During last year’s Academy Awards, Bong Joon-ho, the Korean director of Parasite, the first non-English language Best Picture winner in Oscar history, had a message for U.S. audiences:
“Once you overcome the one-inch-tall barrier of subtitles,” Bong said following his dual win for Best Picture and Best Director, “you will be introduced to so many more amazing films.”
This year, he ditched the subtitles entirely.
Presenting the 2021 award for Best Director, Bong, in a segment taped from a theater in Seoul, introduced the nominees in Korean. He spoke at length with no subtitles, alone in the theater for a few moments before his translator Sharon Choi appeared in frame to deliver his statement in English — in which he asked this year’s nominees to define directing in about 20 seconds before announcing the winner of this year’s Best Director trophy, Chloé Zhao.
It was a subversive moment in an experimental ceremony, a relaxed flex from Bong that furthered his quiet fight against Hollywood biases that box out foreign-language cinema as something other.

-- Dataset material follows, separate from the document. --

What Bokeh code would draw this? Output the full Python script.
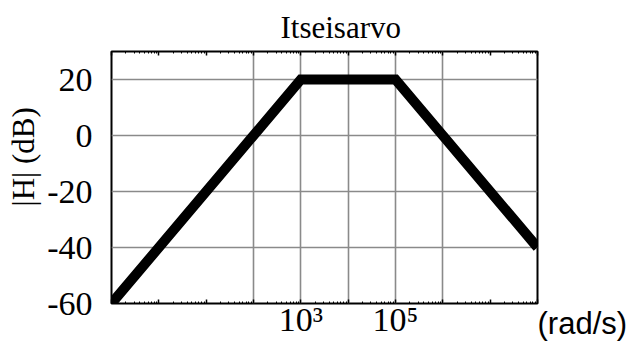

every winner should just give a speech in the language they’re most comfortable in— E. Alex Jung (@e_alexjung) April 26, 2021
In a night meant to celebrate movies and how they connect us — especially in a pandemic year — the practice of awards presenters and recipients speaking in whatever language they find comfortable is a simple, moving way to further speak to the empathetic power of cinema.